Third, evén if the interpretation of the statute in Bosley was not what the earlier Legislature intended, the Legislature since has relied on that interpretation in recodifying the statute. “The General Assembly is presumed to be aware of this Court’s interpretation of its enactments and, if such interpretation is not legislatively overturned, to have acquiesced in that interpretation.” Nationwide Mutual Insurance Co. v. USF & G, 314 Md. 131, 143, 550 A.2d 69, 75 (1988)(intemal quotation marks omitted)(quoting Harden v. Mass Transit Admin., 277 Md. 399, 406, 354 A.2d 817, 824 (1976)). If the Legislature had intended a trade association to be able to seek judicial review, it could have removed the phrase “in interest” or specifically provided for such an eventuality.
The General Assembly did make one substantive change to our interpretation in Bosley by specifically allowing the People’s Counsel to seek judicial review. Nevertheless, neither this change, nor any of the changes made subsequently, have removed the term “in interest” from the statute. Thus, the interpretation given to that phrase in Bosley has been accepted by the Legislature, and we can conclude that it is the interpretation that the General Assembly intended at recodifi-cation. A reviewing court cannot simply look at the plain language of the statute in a vacuum and ignore comments to a statute and decision interpreting very similar language. The legislative history and the interpretation given to the nearly identical language in Bosley allows us to ascertain the real intention of the Legislature. See Mazor, 279 Md. at 360, 369 A.2d at 86 (“The cardinal rule of construction of a statute is to ascertain and carry out the real intention of the legislature.”).
*223The decision in Bosley v. Dorsey is controlling in the instant case. Therefore, a party, other than the People’s Counsel, in order to seek judicial review from an order of the Commission, still must have an interest adversely affected by the order.
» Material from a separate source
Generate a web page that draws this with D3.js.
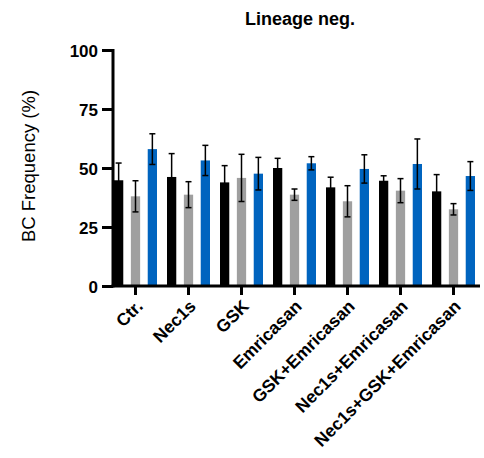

MAPSA does not generate or distribute electricity in Maryland, nor does it propose to do so after deregulation. Only its constituent members may be affected adversely by the Commission order. MAPSA is a trade association with no legally cognizable direct or substantial interest in the implementation of the order. It does not have an interest adversely affected by the order that we should recognize. Consequently, MAP-SA has no standing to seek judicial review in the present case. Its petition for judicial review was dismissed properly by the Circuit Court.
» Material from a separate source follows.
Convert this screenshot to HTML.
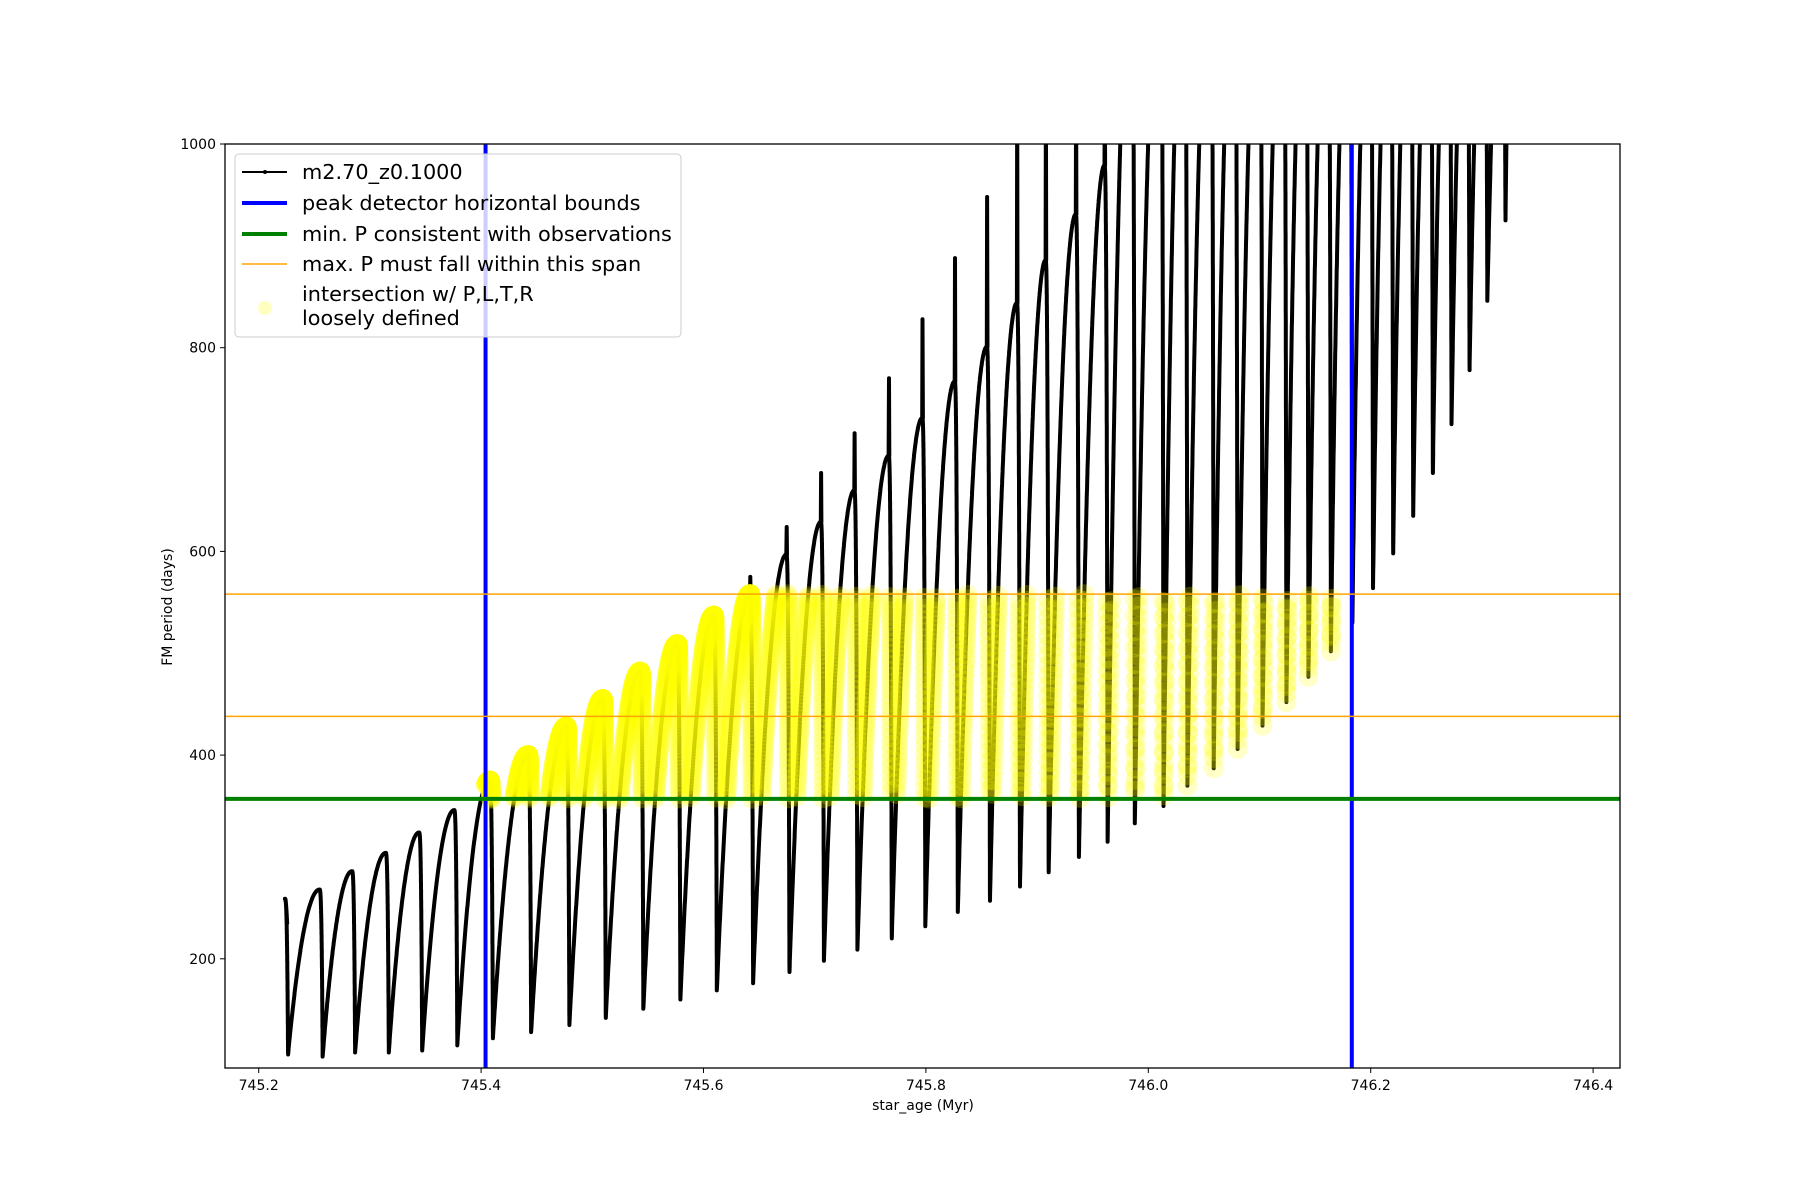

Judges RODOWSKY and RAKER authorize me to state that they join in this dissent.
. Section l-101(s) of the PUC defines a person as "an individual, receiver, trustee, guardian, personal representative, fiduciary, or representative of any kind and any partnership, firm, association, corporation or entity.”
. At the time of Bosley, the process of judicial review was referred to as an appeal.
. The language used in this statute is nearly identical to the statute as it appears today.
. Although not called upon to decide the issue presented by the present case, our predecessors seem to have assumed (albeit in dicta) that the standing to seek judicial review conferred by the various iterations of the pertinent statute included a requirement that one’s interest be adversely affected and that one be aggrieved. See Bosley v. Dorsey, 191 Md. 229, 235-36, 60 A.2d 691, 694 (1948) (stating that the rights of any parties aggrieved by any action of the Commission were completely secured by the provision that “ ‘any person in interest being dissatisfied with any order’ may commence a suit against the Commission” and that "[ajppeals from an order of the Commission may be taken either by a regulated public utility or by any individuals or corporations having an interest adversely affected by the order" (citing Public Serv. Comm’n v. Byron, 153 Md. 464, 471, 138 A. 404, 407 (1927); Gregg v. Laird, 121 Md. 1, 32, 87 A. 1111, 1114 (1913))); Byron, 153 Md. at 471, *220138 A. at 407 ("If any corporate or private interest is adversely affected, it may attempt to enforce its position under the section cited ...." (referring to then § 404 of Art. 23, which provided "any corporation subject to this sub-title ... and any person in interest being dissatisfied with any order of the commission ... may commence any action ... against the commission....”)); Gregg, 121 Md. at 32, 87 A. at 1114 ("[T]he rights of parties who may feel aggrieved by the action of the Commission are fully guarded and protected by the provision of section 43 of the Act 'that ... any person in interest being dissatisfied with any order of the Commission may commence any action ... against the Commission ....’" (emphasis omitted)).
. "The question of standing ... concerns ... whether the interest sought to be protected by the complainant is arguably within the zone of interests to be protected or regulated by the statute ... in question.” Ass'n of Data Processing Serv. Orgs. v. Camp, 397 U.S. 150, 153, 90 S.Ct. 827, 830, 25 L.Ed.2d 184, 188 (1970).